| Your task |
Leave out every picture, then transcribe the rest of the listing exactly.
......
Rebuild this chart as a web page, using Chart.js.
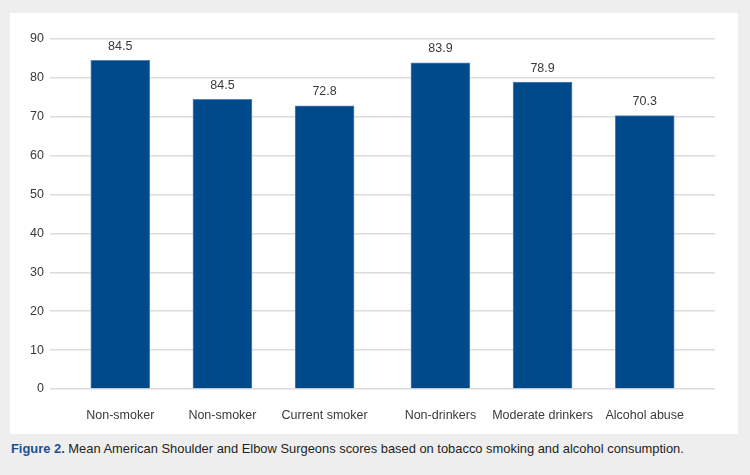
<!DOCTYPE html>
<html>
<head>
<meta charset="utf-8">
<script src="https://cdn.jsdelivr.net/npm/chart.js@4/dist/chart.umd.min.js"></script>
<style>
  html, body { margin: 0; padding: 0; }
  body { width: 750px; height: 475px; background: #efeeee; position: relative; overflow: hidden; font-family: "Liberation Sans", Arial, sans-serif; }
  #panel { position: absolute; left: 10px; top: 13px; width: 728px; height: 421px; background: #ffffff; }
  #caption { position: absolute; left: 11px; top: 441px; font-size: 12.9px; color: #231f20; white-space: nowrap; }
  #caption b { color: #1c4f94; }
</style>
</head>
<body>
<div id="panel"><canvas id="c" width="728" height="421"></canvas></div>
<div id="caption"><b>Figure 2.</b> Mean American Shoulder and Elbow Surgeons scores based on tobacco smoking and alcohol consumption.</div>
<script>
const categories = ["Non-smoker", "Non-smoker", "Current smoker", "Non-drinkers", "Moderate drinkers", "Alcohol abuse"];
const groups = [0, 0, 0, 1, 1, 1];
const values = [84.5, 74.5, 72.8, 83.9, 78.9, 70.3];
const valueLabels = ["84.5", "84.5", "72.8", "83.9", "78.9", "70.3"];
const yTicks = [0, 10, 20, 30, 40, 50, 60, 70, 80, 90];

const groupGap = 0.134;
const positions = categories.map((_, i) => i + groups[i] * groupGap);
const points = positions.map((p, i) => ({ x: p, y: values[i] }));

const labelPlugin = {
  id: 'valueLabels',
  afterDatasetsDraw(chart) {
    const ctx = chart.ctx;
    const meta = chart.getDatasetMeta(0);
    ctx.save();
    ctx.font = '12.5px "Liberation Sans", Arial, sans-serif';
    ctx.fillStyle = '#3a3a3a';
    ctx.textAlign = 'center';
    ctx.textBaseline = 'middle';
    meta.data.forEach((el, i) => {
      ctx.fillText(valueLabels[i], el.x, el.y - 14);
    });
    ctx.restore();
  }
};

new Chart(document.getElementById('c'), {
  type: 'bar',
  data: {
    datasets: [{
      data: points,
      backgroundColor: '#004a8c',
      borderColor: '#5584bb',
      borderWidth: 1,
      barThickness: 59
    }]
  },
  options: {
    responsive: false,
    animation: false,
    layout: { padding: { top: 26, right: 23, left: 0, bottom: 0 } },
    plugins: { legend: { display: false }, tooltip: { enabled: false } },
    scales: {
      x: {
        type: 'linear',
        offset: false,
        min: positions[0] - 0.688,
        max: positions[positions.length - 1] + 0.688,
        grid: { display: false },
        border: { display: false },
        afterBuildTicks(scale) { scale.ticks = positions.map(v => ({ value: v })); },
        afterFit(scale) { scale.height = 45; },
        ticks: {
          autoSkip: false,
          maxRotation: 0,
          padding: 11,
          color: '#3a3a3a',
          font: { family: '"Liberation Sans", Arial, sans-serif', size: 12.5 },
          callback(value) {
            const i = positions.findIndex(p => Math.abs(p - value) < 1e-6);
            return i >= 0 ? categories[i] : '';
          }
        }
      },
      y: {
        min: yTicks[0],
        max: yTicks[yTicks.length - 1],
        afterBuildTicks(scale) { scale.ticks = yTicks.map(v => ({ value: v })); },
        afterFit(scale) { scale.width = 40; },
        grid: { color: '#dcdcdc', lineWidth: 1.5, drawTicks: false },
        border: { display: false },
        ticks: {
          padding: 6,
          color: '#3a3a3a',
          font: { family: '"Liberation Sans", Arial, sans-serif', size: 12.5 }
        }
      }
    }
  },
  plugins: [labelPlugin]
});
</script>
</body>
</html>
......
| Expected output |
Rebuild this chart as a web page, using Chart.js.
<!DOCTYPE html>
<html>
<head>
<meta charset="utf-8">
<script src="https://cdn.jsdelivr.net/npm/chart.js@4/dist/chart.umd.min.js"></script>
<style>
  html, body { margin: 0; padding: 0; }
  body { width: 750px; height: 475px; background: #efeeee; position: relative; overflow: hidden; font-family: "Liberation Sans", Arial, sans-serif; }
  #panel { position: absolute; left: 10px; top: 13px; width: 728px; height: 421px; background: #ffffff; }
  #caption { position: absolute; left: 11px; top: 441px; font-size: 12.9px; color: #231f20; white-space: nowrap; }
  #caption b { color: #1c4f94; }
</style>
</head>
<body>
<div id="panel"><canvas id="c" width="728" height="421"></canvas></div>
<div id="caption"><b>Figure 2.</b> Mean American Shoulder and Elbow Surgeons scores based on tobacco smoking and alcohol consumption.</div>
<script>
const categories = ["Non-smoker", "Non-smoker", "Current smoker", "Non-drinkers", "Moderate drinkers", "Alcohol abuse"];
const groups = [0, 0, 0, 1, 1, 1];
const values = [84.5, 74.5, 72.8, 83.9, 78.9, 70.3];
const valueLabels = ["84.5", "84.5", "72.8", "83.9", "78.9", "70.3"];
const yTicks = [0, 10, 20, 30, 40, 50, 60, 70, 80, 90];

const groupGap = 0.134;
const positions = categories.map((_, i) => i + groups[i] * groupGap);
const points = positions.map((p, i) => ({ x: p, y: values[i] }));

const labelPlugin = {
  id: 'valueLabels',
  afterDatasetsDraw(chart) {
    const ctx = chart.ctx;
    const meta = chart.getDatasetMeta(0);
    ctx.save();
    ctx.font = '12.5px "Liberation Sans", Arial, sans-serif';
    ctx.fillStyle = '#3a3a3a';
    ctx.textAlign = 'center';
    ctx.textBaseline = 'middle';
    meta.data.forEach((el, i) => {
      ctx.fillText(valueLabels[i], el.x, el.y - 14);
    });
    ctx.restore();
  }
};

new Chart(document.getElementById('c'), {
  type: 'bar',
  data: {
    datasets: [{
      data: points,
      backgroundColor: '#004a8c',
      borderColor: '#5584bb',
      borderWidth: 1,
      barThickness: 59
    }]
  },
  options: {
    responsive: false,
    animation: false,
    layout: { padding: { top: 26, right: 23, left: 0, bottom: 0 } },
    plugins: { legend: { display: false }, tooltip: { enabled: false } },
    scales: {
      x: {
        type: 'linear',
        offset: false,
        min: positions[0] - 0.688,
        max: positions[positions.length - 1] + 0.688,
        grid: { display: false },
        border: { display: false },
        afterBuildTicks(scale) { scale.ticks = positions.map(v => ({ value: v })); },
        afterFit(scale) { scale.height = 45; },
        ticks: {
          autoSkip: false,
          maxRotation: 0,
          padding: 11,
          color: '#3a3a3a',
          font: { family: '"Liberation Sans", Arial, sans-serif', size: 12.5 },
          callback(value) {
            const i = positions.findIndex(p => Math.abs(p - value) < 1e-6);
            return i >= 0 ? categories[i] : '';
          }
        }
      },
      y: {
        min: yTicks[0],
        max: yTicks[yTicks.length - 1],
        afterBuildTicks(scale) { scale.ticks = yTicks.map(v => ({ value: v })); },
        afterFit(scale) { scale.width = 40; },
        grid: { color: '#dcdcdc', lineWidth: 1.5, drawTicks: false },
        border: { display: false },
        ticks: {
          padding: 6,
          color: '#3a3a3a',
          font: { family: '"Liberation Sans", Arial, sans-serif', size: 12.5 }
        }
      }
    }
  },
  plugins: [labelPlugin]
});
</script>
</body>
</html>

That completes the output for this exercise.